What this task involves: Copy each line exactly. Drop every picture.

-- Collected data start --

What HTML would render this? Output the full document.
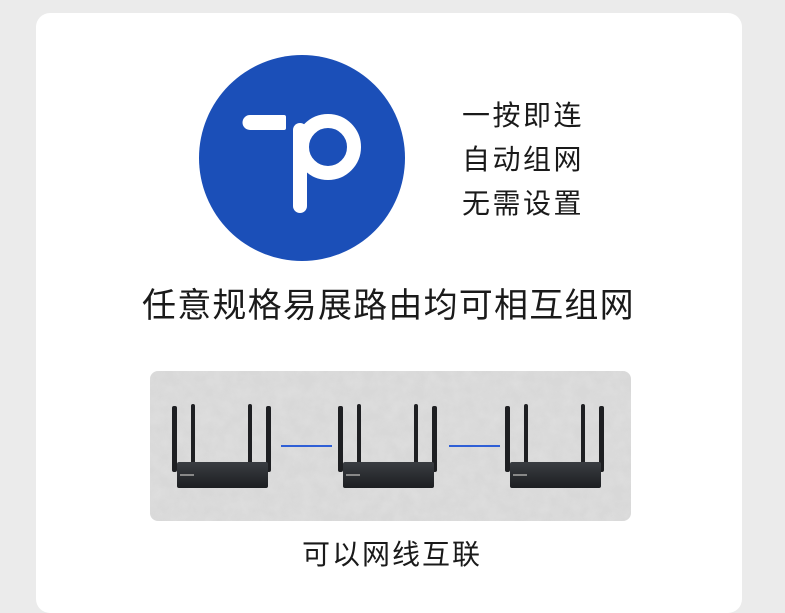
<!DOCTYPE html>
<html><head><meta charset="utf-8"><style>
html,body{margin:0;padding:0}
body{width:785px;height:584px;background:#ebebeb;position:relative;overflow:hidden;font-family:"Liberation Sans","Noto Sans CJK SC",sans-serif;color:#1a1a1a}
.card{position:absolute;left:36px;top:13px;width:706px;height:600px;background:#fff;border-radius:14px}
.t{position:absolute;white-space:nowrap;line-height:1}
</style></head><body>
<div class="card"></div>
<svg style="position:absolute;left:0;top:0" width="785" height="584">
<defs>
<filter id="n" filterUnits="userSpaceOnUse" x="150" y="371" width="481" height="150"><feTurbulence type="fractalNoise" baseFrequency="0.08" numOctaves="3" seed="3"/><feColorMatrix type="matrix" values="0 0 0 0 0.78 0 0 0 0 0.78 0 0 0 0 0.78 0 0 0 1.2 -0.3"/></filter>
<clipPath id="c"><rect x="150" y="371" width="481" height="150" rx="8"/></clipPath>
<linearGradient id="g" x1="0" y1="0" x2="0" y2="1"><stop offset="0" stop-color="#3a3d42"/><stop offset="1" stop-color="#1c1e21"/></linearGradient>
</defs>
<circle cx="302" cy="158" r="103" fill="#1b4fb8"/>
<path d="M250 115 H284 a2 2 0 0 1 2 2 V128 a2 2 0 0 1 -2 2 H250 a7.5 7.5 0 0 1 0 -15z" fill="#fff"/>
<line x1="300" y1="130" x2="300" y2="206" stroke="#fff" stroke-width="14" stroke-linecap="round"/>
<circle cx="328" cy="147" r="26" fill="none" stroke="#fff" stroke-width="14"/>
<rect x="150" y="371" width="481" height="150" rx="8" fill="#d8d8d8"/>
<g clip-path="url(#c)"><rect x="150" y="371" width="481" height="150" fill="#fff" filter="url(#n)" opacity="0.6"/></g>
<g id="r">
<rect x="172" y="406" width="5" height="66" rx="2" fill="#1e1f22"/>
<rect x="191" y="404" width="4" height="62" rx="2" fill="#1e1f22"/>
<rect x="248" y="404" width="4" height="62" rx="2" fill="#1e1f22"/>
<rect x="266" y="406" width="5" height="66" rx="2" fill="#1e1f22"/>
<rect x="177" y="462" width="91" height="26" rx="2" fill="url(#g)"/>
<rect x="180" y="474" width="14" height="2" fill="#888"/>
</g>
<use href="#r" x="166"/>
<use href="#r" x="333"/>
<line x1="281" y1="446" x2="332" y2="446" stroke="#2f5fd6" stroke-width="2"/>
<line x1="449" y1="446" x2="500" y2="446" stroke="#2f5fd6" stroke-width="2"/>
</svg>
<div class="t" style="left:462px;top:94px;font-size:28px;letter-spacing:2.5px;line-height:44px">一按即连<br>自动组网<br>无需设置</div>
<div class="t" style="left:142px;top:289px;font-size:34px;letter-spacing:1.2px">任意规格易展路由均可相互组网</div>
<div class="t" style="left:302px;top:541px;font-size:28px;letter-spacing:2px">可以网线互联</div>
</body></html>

-- Collected data end --

The completed task:
What HTML would render this? Output the full document.
<!DOCTYPE html>
<html><head><meta charset="utf-8"><style>
html,body{margin:0;padding:0}
body{width:785px;height:584px;background:#ebebeb;position:relative;overflow:hidden;font-family:"Liberation Sans","Noto Sans CJK SC",sans-serif;color:#1a1a1a}
.card{position:absolute;left:36px;top:13px;width:706px;height:600px;background:#fff;border-radius:14px}
.t{position:absolute;white-space:nowrap;line-height:1}
</style></head><body>
<div class="card"></div>
<svg style="position:absolute;left:0;top:0" width="785" height="584">
<defs>
<filter id="n" filterUnits="userSpaceOnUse" x="150" y="371" width="481" height="150"><feTurbulence type="fractalNoise" baseFrequency="0.08" numOctaves="3" seed="3"/><feColorMatrix type="matrix" values="0 0 0 0 0.78 0 0 0 0 0.78 0 0 0 0 0.78 0 0 0 1.2 -0.3"/></filter>
<clipPath id="c"><rect x="150" y="371" width="481" height="150" rx="8"/></clipPath>
<linearGradient id="g" x1="0" y1="0" x2="0" y2="1"><stop offset="0" stop-color="#3a3d42"/><stop offset="1" stop-color="#1c1e21"/></linearGradient>
</defs>
<circle cx="302" cy="158" r="103" fill="#1b4fb8"/>
<path d="M250 115 H284 a2 2 0 0 1 2 2 V128 a2 2 0 0 1 -2 2 H250 a7.5 7.5 0 0 1 0 -15z" fill="#fff"/>
<line x1="300" y1="130" x2="300" y2="206" stroke="#fff" stroke-width="14" stroke-linecap="round"/>
<circle cx="328" cy="147" r="26" fill="none" stroke="#fff" stroke-width="14"/>
<rect x="150" y="371" width="481" height="150" rx="8" fill="#d8d8d8"/>
<g clip-path="url(#c)"><rect x="150" y="371" width="481" height="150" fill="#fff" filter="url(#n)" opacity="0.6"/></g>
<g id="r">
<rect x="172" y="406" width="5" height="66" rx="2" fill="#1e1f22"/>
<rect x="191" y="404" width="4" height="62" rx="2" fill="#1e1f22"/>
<rect x="248" y="404" width="4" height="62" rx="2" fill="#1e1f22"/>
<rect x="266" y="406" width="5" height="66" rx="2" fill="#1e1f22"/>
<rect x="177" y="462" width="91" height="26" rx="2" fill="url(#g)"/>
<rect x="180" y="474" width="14" height="2" fill="#888"/>
</g>
<use href="#r" x="166"/>
<use href="#r" x="333"/>
<line x1="281" y1="446" x2="332" y2="446" stroke="#2f5fd6" stroke-width="2"/>
<line x1="449" y1="446" x2="500" y2="446" stroke="#2f5fd6" stroke-width="2"/>
</svg>
<div class="t" style="left:462px;top:94px;font-size:28px;letter-spacing:2.5px;line-height:44px">一按即连<br>自动组网<br>无需设置</div>
<div class="t" style="left:142px;top:289px;font-size:34px;letter-spacing:1.2px">任意规格易展路由均可相互组网</div>
<div class="t" style="left:302px;top:541px;font-size:28px;letter-spacing:2px">可以网线互联</div>
</body></html>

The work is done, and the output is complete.